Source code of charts
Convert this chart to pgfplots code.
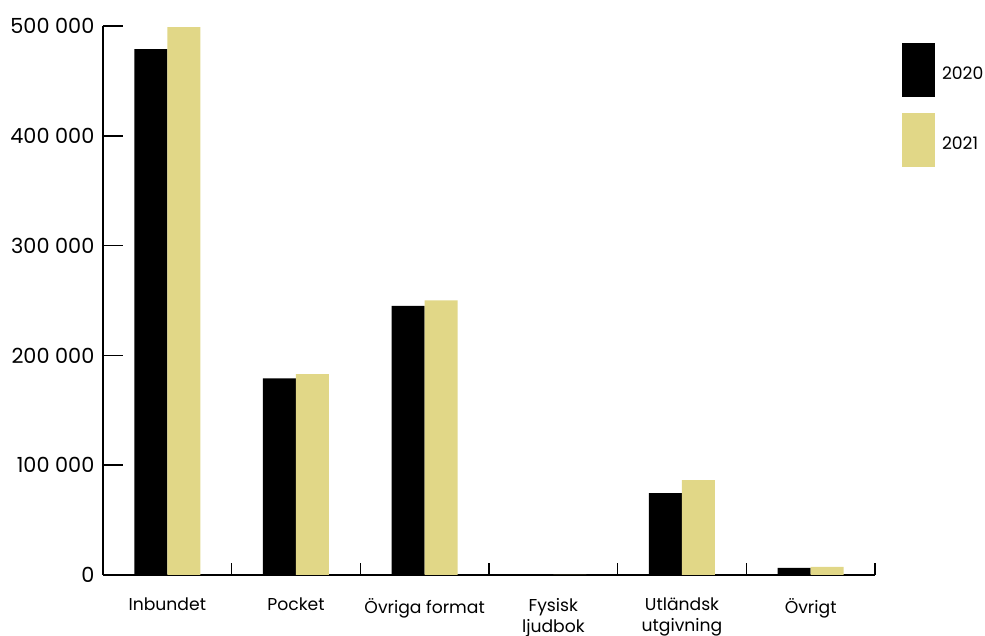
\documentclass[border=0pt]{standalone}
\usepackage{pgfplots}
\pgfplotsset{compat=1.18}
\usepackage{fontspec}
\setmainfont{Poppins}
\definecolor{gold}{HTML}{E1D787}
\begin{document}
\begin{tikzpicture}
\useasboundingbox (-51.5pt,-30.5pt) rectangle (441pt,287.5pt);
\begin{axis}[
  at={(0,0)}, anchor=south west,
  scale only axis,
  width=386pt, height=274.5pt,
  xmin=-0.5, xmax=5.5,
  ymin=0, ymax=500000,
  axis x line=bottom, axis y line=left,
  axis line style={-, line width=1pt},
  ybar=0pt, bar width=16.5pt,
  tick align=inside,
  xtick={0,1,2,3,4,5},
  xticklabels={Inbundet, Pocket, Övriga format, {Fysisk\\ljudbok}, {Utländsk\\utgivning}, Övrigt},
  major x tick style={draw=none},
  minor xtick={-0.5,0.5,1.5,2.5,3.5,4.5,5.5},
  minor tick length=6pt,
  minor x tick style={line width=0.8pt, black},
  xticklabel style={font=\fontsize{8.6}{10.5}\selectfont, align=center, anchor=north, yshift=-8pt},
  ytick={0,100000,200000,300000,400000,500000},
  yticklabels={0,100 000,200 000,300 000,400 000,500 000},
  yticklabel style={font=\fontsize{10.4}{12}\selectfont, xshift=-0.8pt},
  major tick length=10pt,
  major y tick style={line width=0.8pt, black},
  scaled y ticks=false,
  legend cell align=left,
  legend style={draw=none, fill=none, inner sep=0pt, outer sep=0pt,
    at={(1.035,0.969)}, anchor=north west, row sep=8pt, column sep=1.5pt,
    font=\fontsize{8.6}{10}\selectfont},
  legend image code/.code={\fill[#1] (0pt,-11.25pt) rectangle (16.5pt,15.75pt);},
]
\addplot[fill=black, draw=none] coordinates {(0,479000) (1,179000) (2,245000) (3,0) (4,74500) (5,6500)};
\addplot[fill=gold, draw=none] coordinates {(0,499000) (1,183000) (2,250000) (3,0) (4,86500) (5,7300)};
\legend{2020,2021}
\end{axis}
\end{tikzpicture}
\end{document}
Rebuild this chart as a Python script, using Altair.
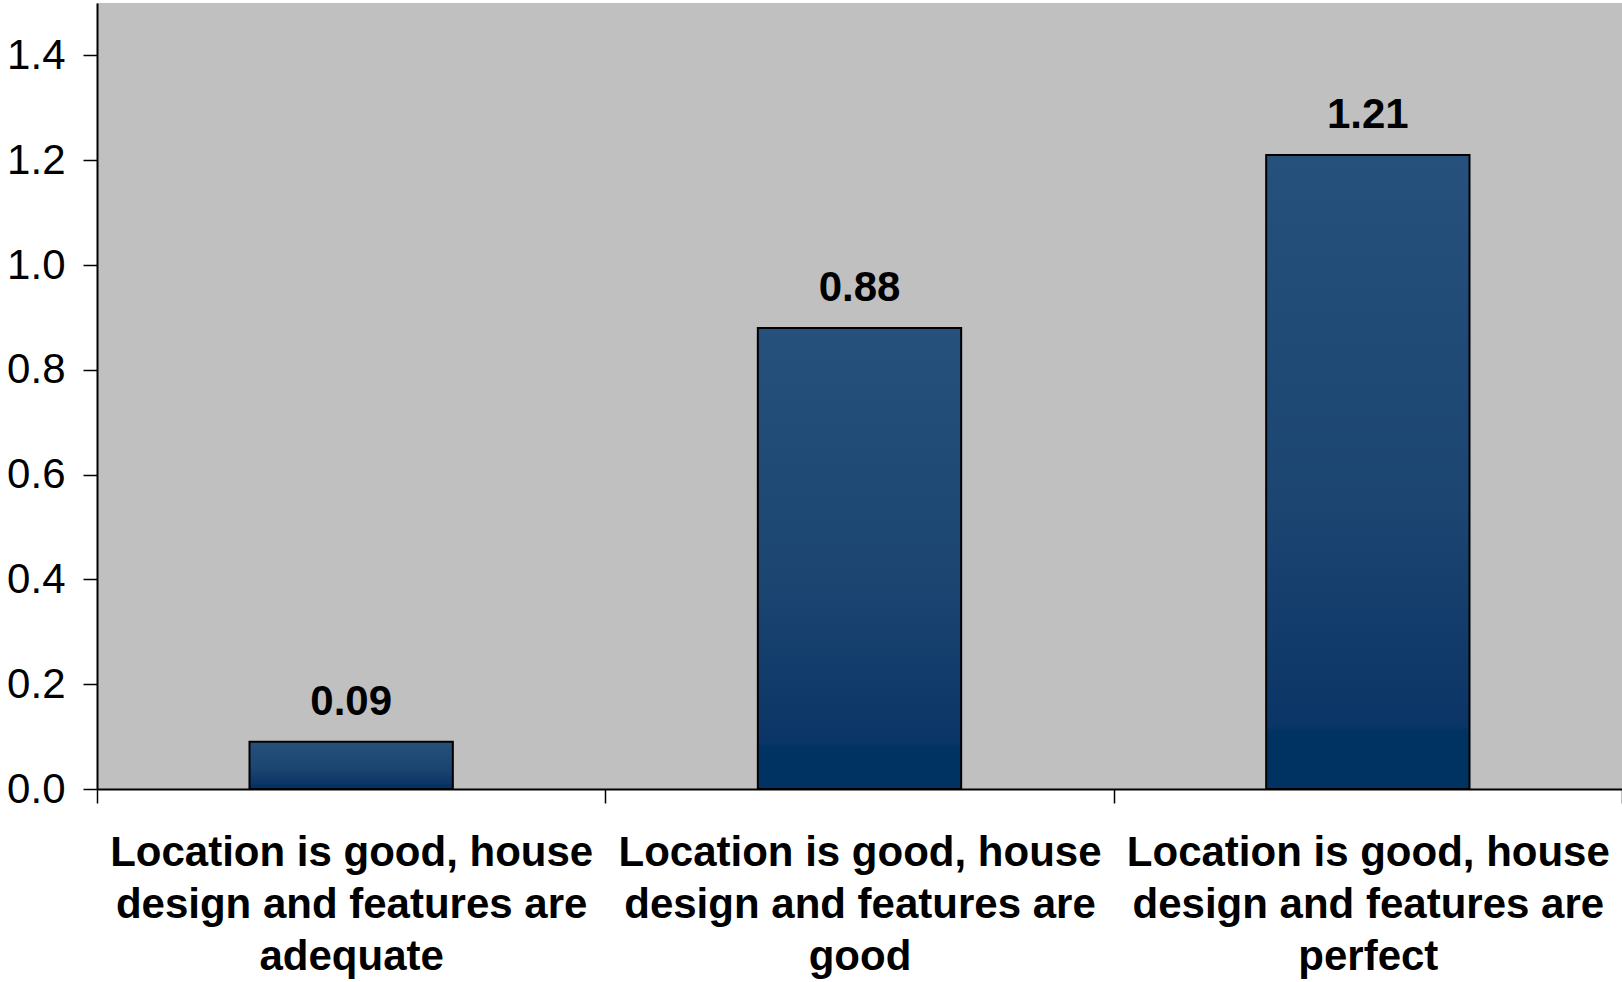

▸ **The problem**: Reproduce the listing word for word and omit its pictures.

▸ **Reply**:
Convert this chart to pgfplots code.
\documentclass[border=0pt]{standalone}
\usepackage{pgfplots}
\pgfplotsset{compat=1.18}
\usepackage{fontspec}
\setmainfont{Poppins}
\definecolor{gold}{HTML}{E1D787}
\begin{document}
\begin{tikzpicture}
\useasboundingbox (-51.5pt,-30.5pt) rectangle (441pt,287.5pt);
\begin{axis}[
  at={(0,0)}, anchor=south west,
  scale only axis,
  width=386pt, height=274.5pt,
  xmin=-0.5, xmax=5.5,
  ymin=0, ymax=500000,
  axis x line=bottom, axis y line=left,
  axis line style={-, line width=1pt},
  ybar=0pt, bar width=16.5pt,
  tick align=inside,
  xtick={0,1,2,3,4,5},
  xticklabels={Inbundet, Pocket, Övriga format, {Fysisk\\ljudbok}, {Utländsk\\utgivning}, Övrigt},
  major x tick style={draw=none},
  minor xtick={-0.5,0.5,1.5,2.5,3.5,4.5,5.5},
  minor tick length=6pt,
  minor x tick style={line width=0.8pt, black},
  xticklabel style={font=\fontsize{8.6}{10.5}\selectfont, align=center, anchor=north, yshift=-8pt},
  ytick={0,100000,200000,300000,400000,500000},
  yticklabels={0,100 000,200 000,300 000,400 000,500 000},
  yticklabel style={font=\fontsize{10.4}{12}\selectfont, xshift=-0.8pt},
  major tick length=10pt,
  major y tick style={line width=0.8pt, black},
  scaled y ticks=false,
  legend cell align=left,
  legend style={draw=none, fill=none, inner sep=0pt, outer sep=0pt,
    at={(1.035,0.969)}, anchor=north west, row sep=8pt, column sep=1.5pt,
    font=\fontsize{8.6}{10}\selectfont},
  legend image code/.code={\fill[#1] (0pt,-11.25pt) rectangle (16.5pt,15.75pt);},
]
\addplot[fill=black, draw=none] coordinates {(0,479000) (1,179000) (2,245000) (3,0) (4,74500) (5,6500)};
\addplot[fill=gold, draw=none] coordinates {(0,499000) (1,183000) (2,250000) (3,0) (4,86500) (5,7300)};
\legend{2020,2021}
\end{axis}
\end{tikzpicture}
\end{document}
Rebuild this chart as a Python script, using Altair.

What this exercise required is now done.